Is the Prosperity Gospel Hiding Out in Your Parenting?
Liz KanoyWhat topic related to Christianity, faith, and the Bible is trending online and in social media today?
- 2015 Oct 05
How many times have you seen a post on social media from a parent, or maybe yourself, that says “my whole world” in reference to a child or children? What are we teaching our children when we place them in a role of such importance? To be clear, children are very important, but are we inadvertently teaching our children the prosperity gospel when we make them our “whole world?” To answer this question we must first understand what the prosperity gospel is. Chap Bettis, executive director of The Apollos Project, has written an article for The Gospel Coalition called 3 Ways You Might Be Teaching Your Kids the Prosperity Gospel.
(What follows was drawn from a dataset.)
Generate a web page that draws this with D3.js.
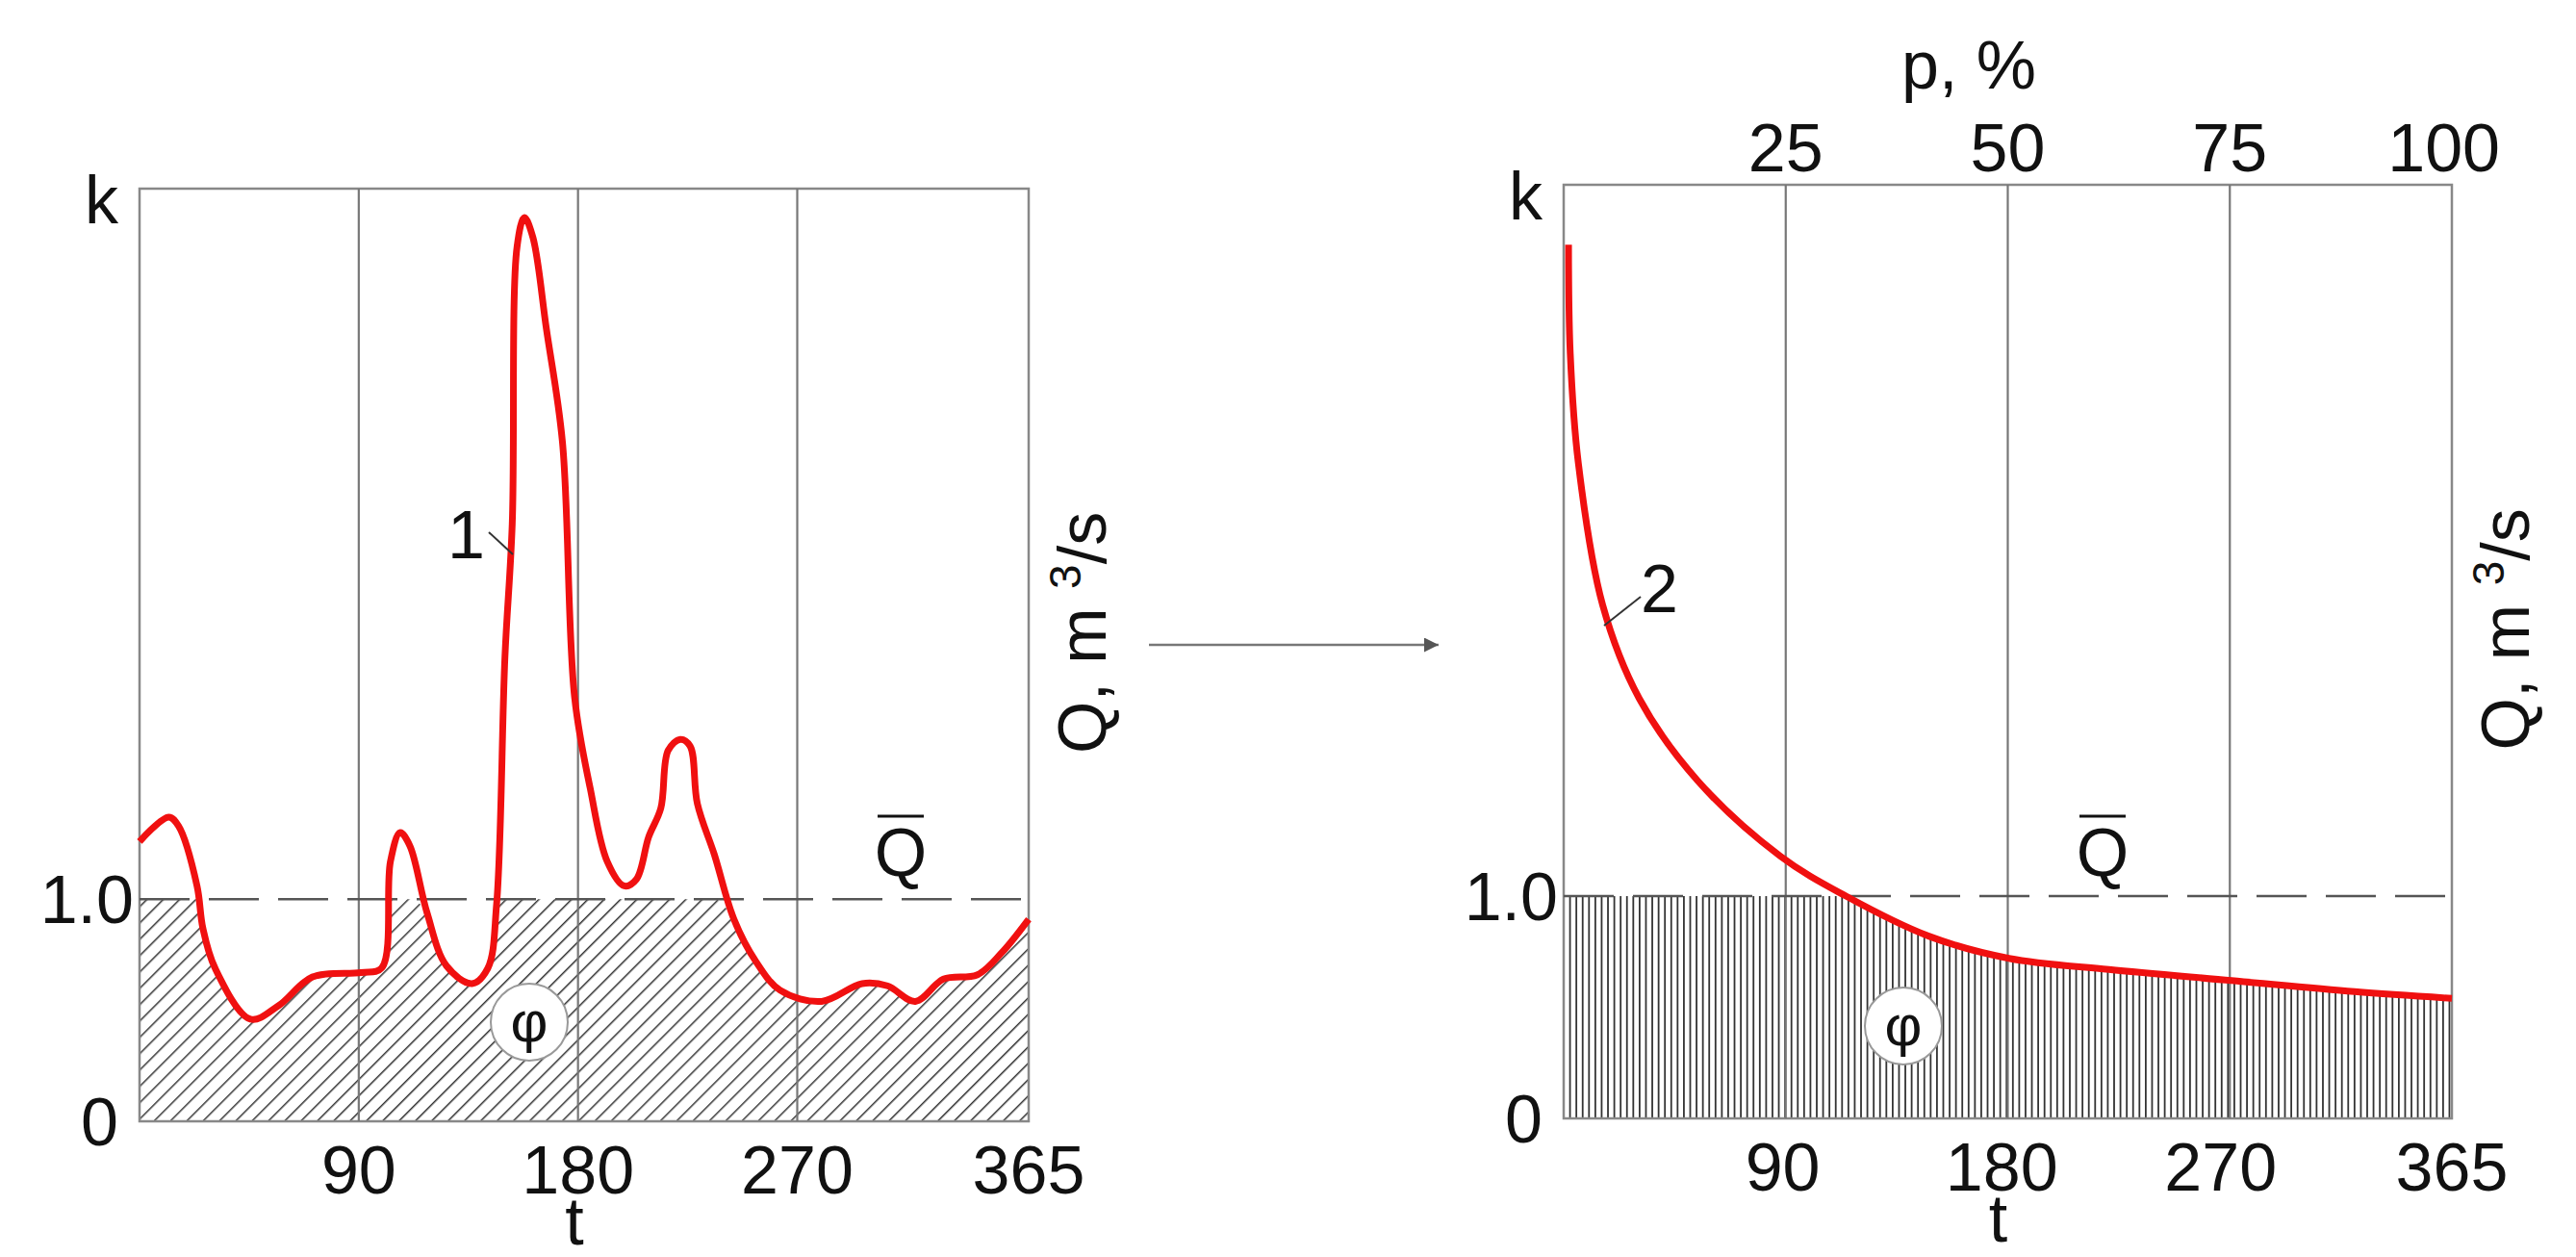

Bettis defines the message of the prosperity gospel like this:
“God’s desire for every Christian is that they be healthy, wealthy, and happy. We simply name what we want and God’s hand will move to give it to us.”
It sounds nice doesn’t it…perfect health, plenty of money, and of course happiness that comes from a God who gives you whatever you want whenever you want. According to this theology, if you name it you can claim it from God. This makes God sound like nothing more than a glorified candy dispenser. Bettis, like many other Christians, believes this prosperity message is deceiving millions of people in America and across the globe, and now it is infiltrating well-meaning parenting.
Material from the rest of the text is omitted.